__Data lines__.
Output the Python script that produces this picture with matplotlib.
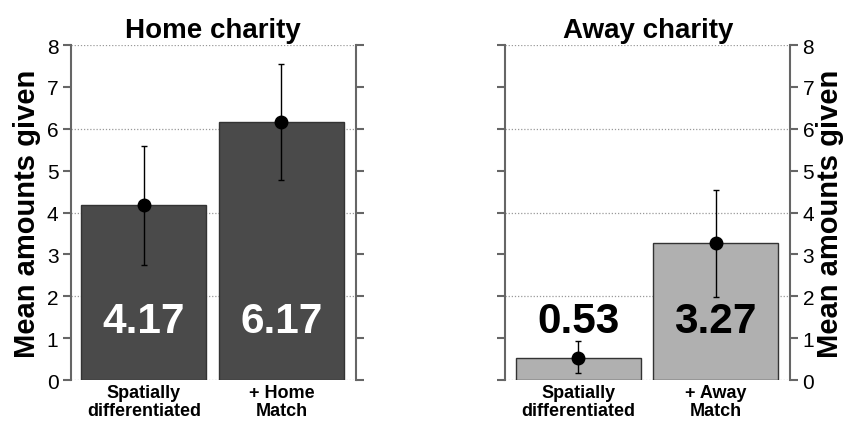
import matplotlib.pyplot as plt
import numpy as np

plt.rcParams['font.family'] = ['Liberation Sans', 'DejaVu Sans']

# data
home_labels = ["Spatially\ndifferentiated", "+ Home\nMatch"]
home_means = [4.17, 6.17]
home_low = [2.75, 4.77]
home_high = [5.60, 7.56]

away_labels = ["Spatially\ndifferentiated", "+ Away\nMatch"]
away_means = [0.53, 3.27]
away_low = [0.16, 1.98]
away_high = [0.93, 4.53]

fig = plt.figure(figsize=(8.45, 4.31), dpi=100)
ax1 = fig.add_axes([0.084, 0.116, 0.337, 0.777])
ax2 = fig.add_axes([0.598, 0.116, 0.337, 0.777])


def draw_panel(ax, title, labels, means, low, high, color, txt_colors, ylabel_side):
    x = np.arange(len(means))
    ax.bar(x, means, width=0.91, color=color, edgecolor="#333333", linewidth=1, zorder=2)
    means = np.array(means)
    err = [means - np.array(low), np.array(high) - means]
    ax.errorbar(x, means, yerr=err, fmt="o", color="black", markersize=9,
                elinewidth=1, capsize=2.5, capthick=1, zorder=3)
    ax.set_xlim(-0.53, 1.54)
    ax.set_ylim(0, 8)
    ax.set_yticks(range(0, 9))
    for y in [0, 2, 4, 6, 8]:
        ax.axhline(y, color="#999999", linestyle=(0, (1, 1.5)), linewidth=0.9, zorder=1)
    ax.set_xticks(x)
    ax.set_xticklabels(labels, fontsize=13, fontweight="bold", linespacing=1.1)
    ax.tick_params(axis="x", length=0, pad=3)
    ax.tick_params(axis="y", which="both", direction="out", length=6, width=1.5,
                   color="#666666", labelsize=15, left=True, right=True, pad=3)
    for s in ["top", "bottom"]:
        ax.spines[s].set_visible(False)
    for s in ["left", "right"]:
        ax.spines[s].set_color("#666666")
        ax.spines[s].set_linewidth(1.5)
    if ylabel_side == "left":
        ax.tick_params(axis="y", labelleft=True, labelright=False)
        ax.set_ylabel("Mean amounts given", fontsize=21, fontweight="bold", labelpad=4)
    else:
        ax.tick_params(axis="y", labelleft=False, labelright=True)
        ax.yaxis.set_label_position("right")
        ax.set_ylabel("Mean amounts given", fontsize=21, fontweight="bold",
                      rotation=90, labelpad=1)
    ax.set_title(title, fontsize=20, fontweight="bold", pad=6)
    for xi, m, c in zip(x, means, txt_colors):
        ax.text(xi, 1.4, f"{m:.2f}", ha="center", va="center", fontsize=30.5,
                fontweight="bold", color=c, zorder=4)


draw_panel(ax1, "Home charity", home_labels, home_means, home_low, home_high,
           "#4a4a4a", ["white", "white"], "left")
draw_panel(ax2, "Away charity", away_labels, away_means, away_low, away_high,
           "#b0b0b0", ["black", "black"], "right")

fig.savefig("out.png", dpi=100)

__To be done__.
Leave out the pictures and repeat exactly the lines from the start of the material through the line that contains "ax2 = fig.add_axes([0.598, 0.116, 0.337, 0.777])", both included.

__Response to the task__.
Output the Python script that produces this picture with matplotlib.
import matplotlib.pyplot as plt
import numpy as np

plt.rcParams['font.family'] = ['Liberation Sans', 'DejaVu Sans']

# data
home_labels = ["Spatially\ndifferentiated", "+ Home\nMatch"]
home_means = [4.17, 6.17]
home_low = [2.75, 4.77]
home_high = [5.60, 7.56]

away_labels = ["Spatially\ndifferentiated", "+ Away\nMatch"]
away_means = [0.53, 3.27]
away_low = [0.16, 1.98]
away_high = [0.93, 4.53]

fig = plt.figure(figsize=(8.45, 4.31), dpi=100)
ax1 = fig.add_axes([0.084, 0.116, 0.337, 0.777])
ax2 = fig.add_axes([0.598, 0.116, 0.337, 0.777])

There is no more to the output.